Morgan Stanley’s Simeon Gutman suggested that near-term gains for Ulta hinge on the retailer’s capacity to “consistently sustain comp outperformance and provide clearer visibility on disciplined cost management.”
Costs Rise
Gross profit climbed 11.2% to $1.5 billion, while gross margin contracted modestly to 38.1% from 38.2% in the year-ago period. The company cited an unfavorable product mix and elevated store expenses, partially counterbalanced by reduced shrinkage and supply chain improvements.
Selling, general and administrative costs jumped 23% to $1 billion. This escalation reflected higher corporate overhead associated with strategic initiatives, expanded advertising investments, and elevated incentive-based compensation.
CEO Kecia Steelman credited execution and enhanced merchandising approaches as catalysts behind the quarter’s performance. She emphasized the organization’s commitment to elevating customer experiences through “compelling newness” and “more seamless and convenient” shopping options.

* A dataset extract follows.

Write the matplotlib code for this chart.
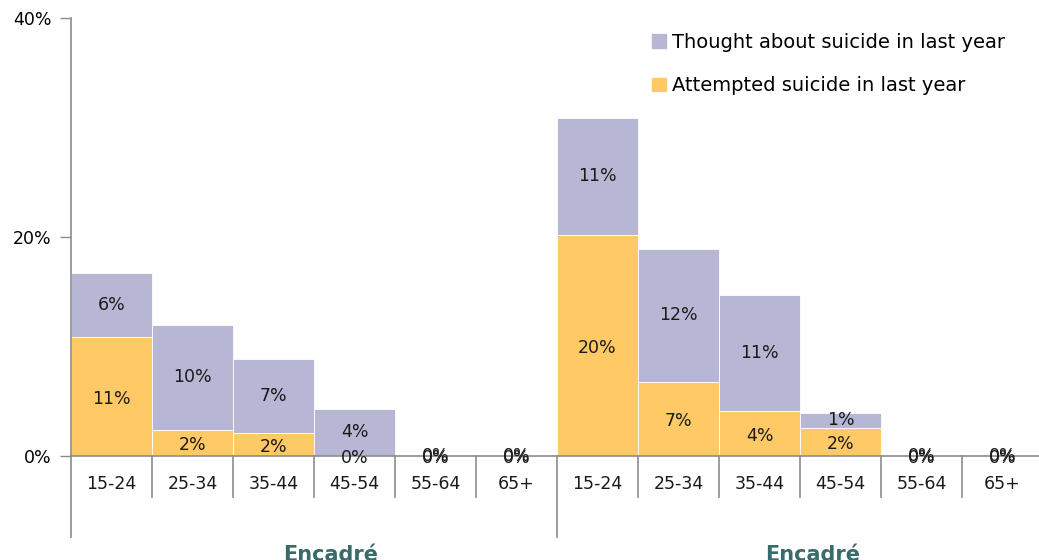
import numpy as np
import matplotlib
matplotlib.use('Agg')
import matplotlib.pyplot as plt
from matplotlib.patches import Patch

plt.rcParams['font.family'] = ['DejaVu Sans']

# Data (percent)
ages = ['15-24', '25-34', '35-44', '45-54', '55-64', '65+']
groups = ['Encadré', 'Encadré']
attempted = [10.9, 2.4, 2.1, 0.0, 0.0, 0.0,
             20.2, 6.8, 4.1, 2.6, 0.0, 0.0]
thought = [5.8, 9.6, 6.8, 4.3, 0.0, 0.0,
           10.7, 12.1, 10.6, 1.3, 0.0, 0.0]
attempted_labels = ['11%', '2%', '2%', '0%', '0%', '0%',
                    '20%', '7%', '4%', '2%', '0%', '0%']
thought_labels = ['6%', '10%', '7%', '4%', '0%', '0%',
                  '11%', '12%', '11%', '1%', '0%', '0%']

yellow = '#FFC966'
lavender = '#B7B7D5'
axis_grey = '#8C8C8C'

fig = plt.figure(figsize=(10.39, 5.6), dpi=100)
ax = fig.add_axes([71 / 1039, 1 - 456 / 560, 972 / 1039, 438 / 560])

x = np.arange(len(attempted))
b1 = ax.bar(x, attempted, width=1.0, color=yellow, edgecolor='white', linewidth=0.6)
b2 = ax.bar(x, thought, width=1.0, bottom=attempted, color=lavender,
            edgecolor='white', linewidth=0.6)

# value labels in the middle of each segment
for i in range(len(x)):
    ax.text(x[i], attempted[i] / 2 - 0.2, attempted_labels[i], ha='center', va='center',
            fontsize=12.5, color='#1a1a1a')
    ax.text(x[i], attempted[i] + thought[i] / 2, thought_labels[i], ha='center', va='center',
            fontsize=12.5, color='#1a1a1a')

ax.set_xlim(-0.5, len(x) - 0.5)
ax.set_ylim(0, 40)
ax.set_yticks([0, 20, 40])
ax.set_yticklabels(['0%', '20%', '40%'])
ax.tick_params(axis='y', length=8, width=1, color=axis_grey, labelsize=12.5, pad=6)
ax.set_xticks([])

for s in ['top', 'right']:
    ax.spines[s].set_visible(False)
ax.spines['left'].set_color(axis_grey)
ax.spines['bottom'].set_color(axis_grey)
ax.spines['left'].set_linewidth(1.2)
ax.spines['bottom'].set_linewidth(1.2)

# category labels and separators below the axis
trans = ax.get_xaxis_transform()
for i in range(len(x)):
    ax.text(x[i], -0.064, ages[i % 6], transform=trans, ha='center', va='center',
            fontsize=12.5, color='#1a1a1a')
for i in range(1, len(x)):
    low = -0.185 if i % 6 == 0 else -0.094
    ax.plot([i - 0.5, i - 0.5], [0, low], transform=trans, color=axis_grey,
            lw=1.2, clip_on=False)
ax.plot([-0.5, -0.5], [0, -0.185], transform=trans, color=axis_grey, lw=1.2, clip_on=False)

# group labels (cut by the bottom of the figure)
ax.text(2.7, -0.203, groups[0], transform=trans, ha='center', va='top',
        fontsize=15, fontweight='bold', color='#3A6B6B')
ax.text(8.65, -0.203, groups[1], transform=trans, ha='center', va='top',
        fontsize=15, fontweight='bold', color='#3A6B6B')

handles = [Patch(color=lavender), Patch(color=yellow)]
ax.legend(handles, ['Thought about suicide in last year', 'Attempted suicide in last year'],
          loc='upper left', bbox_to_anchor=(0.58, 1.006), frameon=False, fontsize=14,
          handlelength=0.7, handleheight=0.7, handletextpad=0.3, labelspacing=1.25)

fig.savefig('out.png', dpi=100)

This marked the inaugural earnings release since Christopher DelOrefice assumed the CFO role in early December.
Oppenheimer analysts had anticipated “solid” fourth-quarter results heading into the announcement, and Ulta’s top-line performance met those expectations. The stock’s after-hours weakness appears directly tied to investor uncertainty about whether the 2026 guidance represents conservative planning or signals an authentic deceleration in momentum.